In the preferred arrangement, the thermistor 2 is a barium titanate thermistor, which is suitably positioned on the engine to sense engine temperature.

It will be noted that as the temperature increases the resistance of thermistor 2 increases and this has two effects. Firstly it increases the charging time constant of the capacitor 5 because it increases the total resistance in series with the capacitor.

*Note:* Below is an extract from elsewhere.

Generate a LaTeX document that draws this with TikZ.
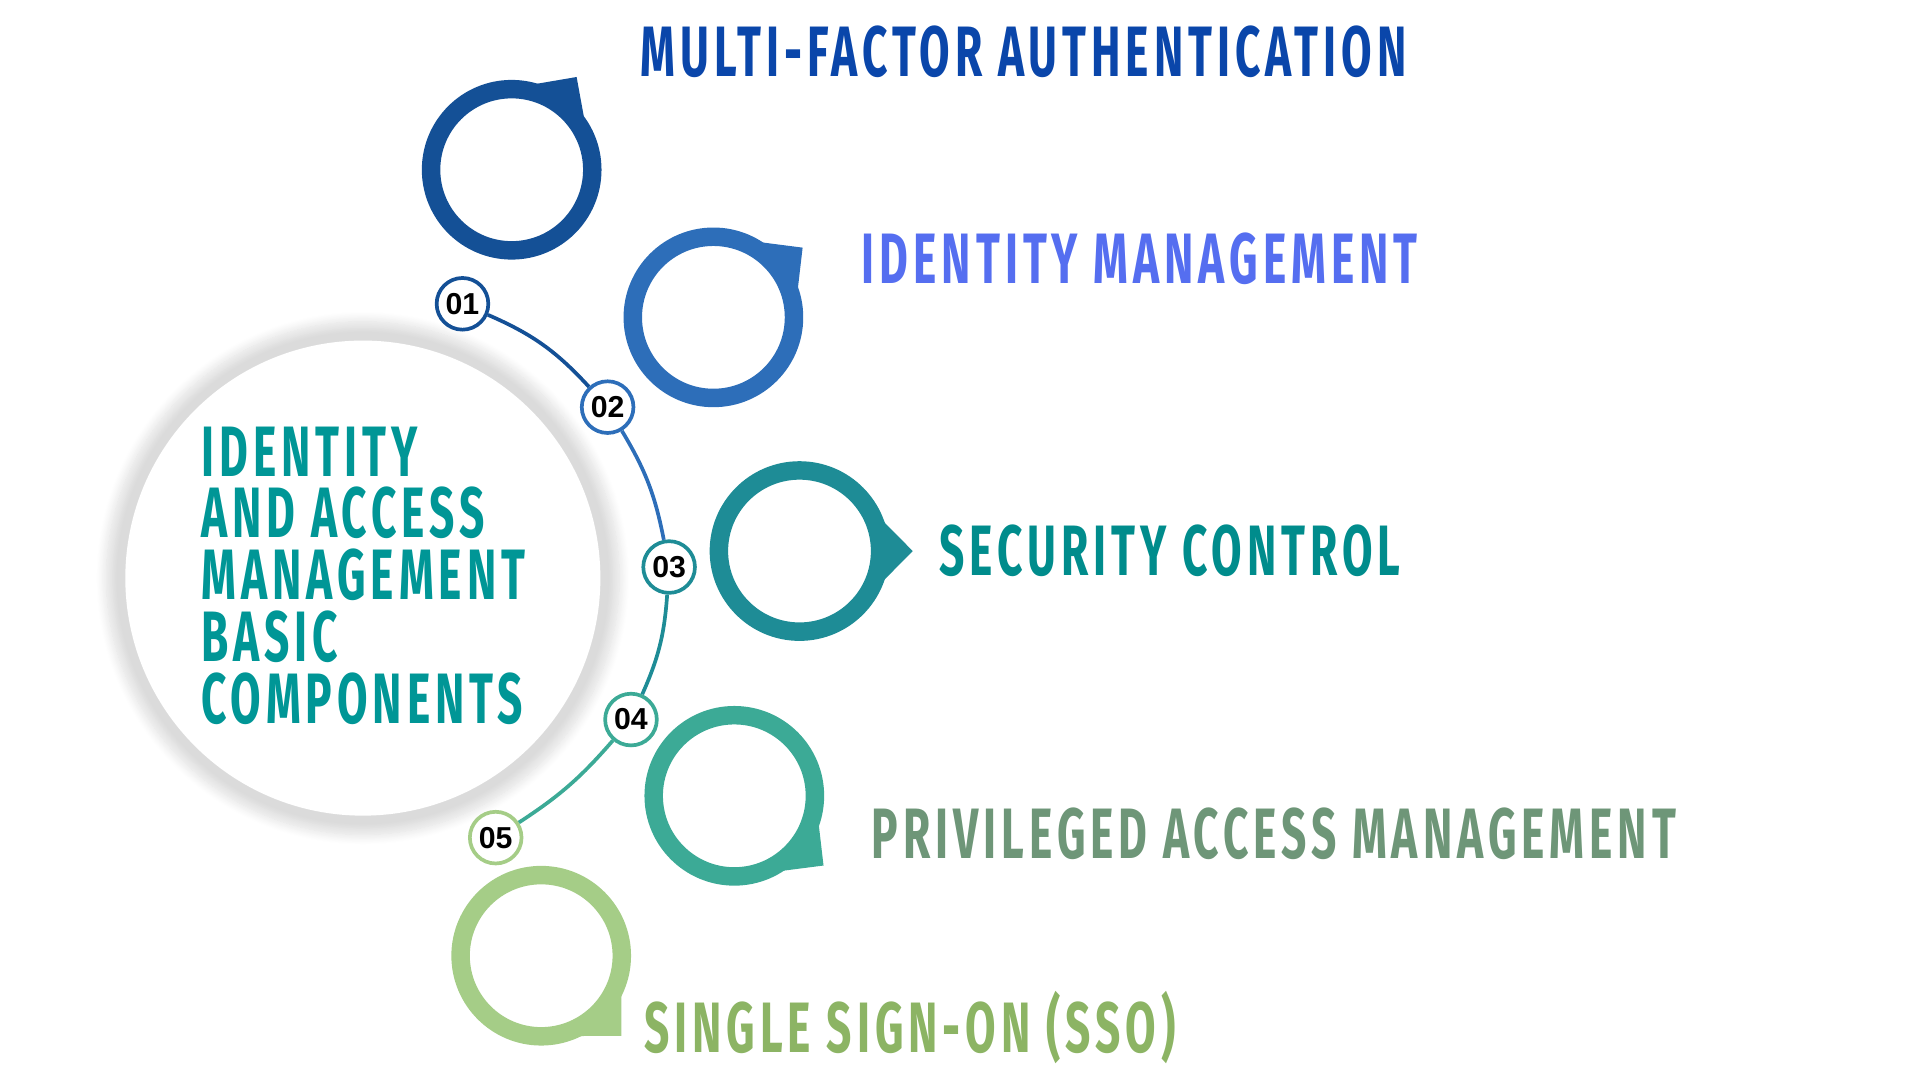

Secondly it increases the voltage at the junction of resistor 3 and thermistor 2 so that the maximum voltage towards which capacitor 5 charges is decreased.

Claims

1. A spark ignition system for an internal combustion engine including common control means for inhibiting the production of sparks if the rotational speed of the engine is above a set value which is decreased progressively with increasing engine temperature, or the engine temperature is above a predetermined value, irresponsive of engine speed.

2. A spark ignition system for an internal combustion engine comprising a pick-up producing a pulsed output at a frequency proportional to the engine speed, and spark control means connected to said pick-up and producing sparks in synchronism with the pulses therefrom, said spark control means including spark inhibiting means operable when the pulse frequency exceeds a set value and including a temperature sensor sensitive to the engine temperature and determining said set value so that the set value decreases with increasing engine temperature, said temperature sensing operating to inhibit sparks if the engine temperature rises above a predetermined value, irrespective of engine speed.

3. A system as claimed in claim 2 in which the pick-up produces a pulse train of substantially constant mark space ratio, and said spark control means including a capacitor charged during the mark periods and discharged during the space periods, the voltage to which said capacitor charges being dependent on the pulse frequency, said temperature sensor being a temperature sensitive resistor in the charging path of the capacitor, and means responsive to the voltage on said capacitor for inhibiting spark generation when the voltage on said capacitor is below a predetermined value.